When blockchain users solve complex math equations, the power of those interactions zaps a ton of energy from global servers. Plus, the supercomputers working to solve these equations one after another aren’t built to do so. Thus, a byproduct of blockchain is e-waste. Laptops, servers, and other hardware are destroyed quickly because none of them were meant to perform this type of processing.
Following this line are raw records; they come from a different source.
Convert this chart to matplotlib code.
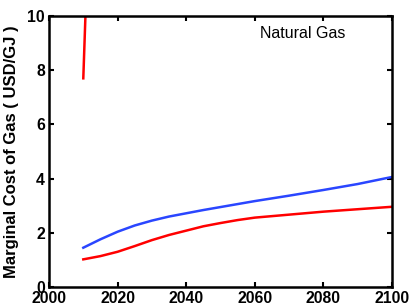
import matplotlib
matplotlib.use("Agg")
import matplotlib.pyplot as plt

plt.rcParams['font.family'] = ['Liberation Sans', 'DejaVu Sans']

years = [2010, 2015, 2020, 2025, 2030, 2035, 2040, 2045, 2050, 2055, 2060, 2070, 2080, 2090, 2100]
blue_vals = [1.45, 1.76, 2.04, 2.27, 2.45, 2.60, 2.72, 2.84, 2.95, 3.06, 3.17, 3.37, 3.58, 3.80, 4.06]
red_vals = [1.02, 1.14, 1.30, 1.51, 1.73, 1.92, 2.08, 2.24, 2.36, 2.47, 2.56, 2.67, 2.78, 2.87, 2.96]
red_spike_years = [2010, 2011]
red_spike_vals = [7.7, 11.4]

fig = plt.figure(figsize=(4.15, 3.07), dpi=100)
ax = fig.add_axes([49/415, 1 - 287/307, (392-49)/415, (287-16)/307])

ax.plot(years, blue_vals, color='#2a46ff', lw=1.8)
ax.plot(years, red_vals, color='#ff0000', lw=1.8)
ax.plot(red_spike_years, red_spike_vals, color='#ff0000', lw=1.8)

ax.set_xlim(2000, 2100)
ax.set_ylim(0, 10)
ax.set_xticks([2000, 2020, 2040, 2060, 2080, 2100])
ax.set_yticks([0, 2, 4, 6, 8, 10])
ax.tick_params(direction='in', top=True, right=True, length=3.5, width=1.5, labelsize=11.3, pad=3)
for lab in ax.get_xticklabels() + ax.get_yticklabels():
    lab.set_fontweight('bold')
for s in ax.spines.values():
    s.set_linewidth(1.8)
ax.set_ylabel('Marginal Cost of Gas ( USD/GJ )', fontsize=12, fontweight='bold', labelpad=6)
ax.text(2061.5, 9.35, 'Natural Gas', fontsize=11.5, va='center', ha='left')

fig.savefig('out.png', dpi=100)
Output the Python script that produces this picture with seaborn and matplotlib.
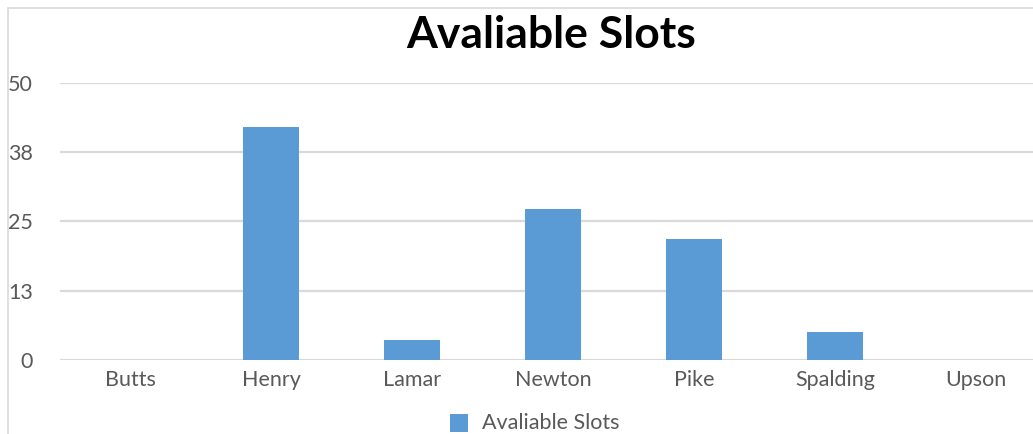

When a laptop is trash, there are only so many places it can be disposed of safely. The rise of these technologies has made the problem of e-waste worse. Criticism about cloud energy usage is rampant due to this. If blockchain is a tenet of Web3, that means that the world essentially has to consent to higher emissions and more e-waste.

Lack of accountability

Blockchain technology functions on the premise that interactions are anonymous. All information is public. While it sounds excellent, in theory, that no private company owns personal data, these dynamics can be socially troubling and are linked to a rise in cybercrime.

If you scroll through all of the apps on your phone and review the information within them, even if it’s anonymous, would you want your data to be public instead of held and secured within one of these private companies? What if someone could find you based on your data or know things about you that aren’t appropriate for them to know?

When these circumstances arise via blockchain, there’s little that can be done. Data can’t be altered once it’s written. It exists forever and no entity has the power to alter it, unlike a Facebook post where both a user and the company can report or delete it. There are major ethical questions as to how this technology could be harnessed to fulfill all of its promises without sinking into the underbelly of its own capabilities.

Ease of entry

Let’s face it: For all of the excitement around cryptocurrency and the democratization of money around the world, it’s complicated stuff with a huge barrier to entry. Would your parents, uncles, aunts, or grandparents prefer to keep using Facebook and not own their data, or try their hand at something like blockchain?

Even though there are lofty goals at the end of the road for Web3 that may (or may not) be attainable, it’s not going to make using the internet any easier for people who are struggling with technological literacy. Many would argue that the goal should be to make the internet easier for people to use, not more difficult.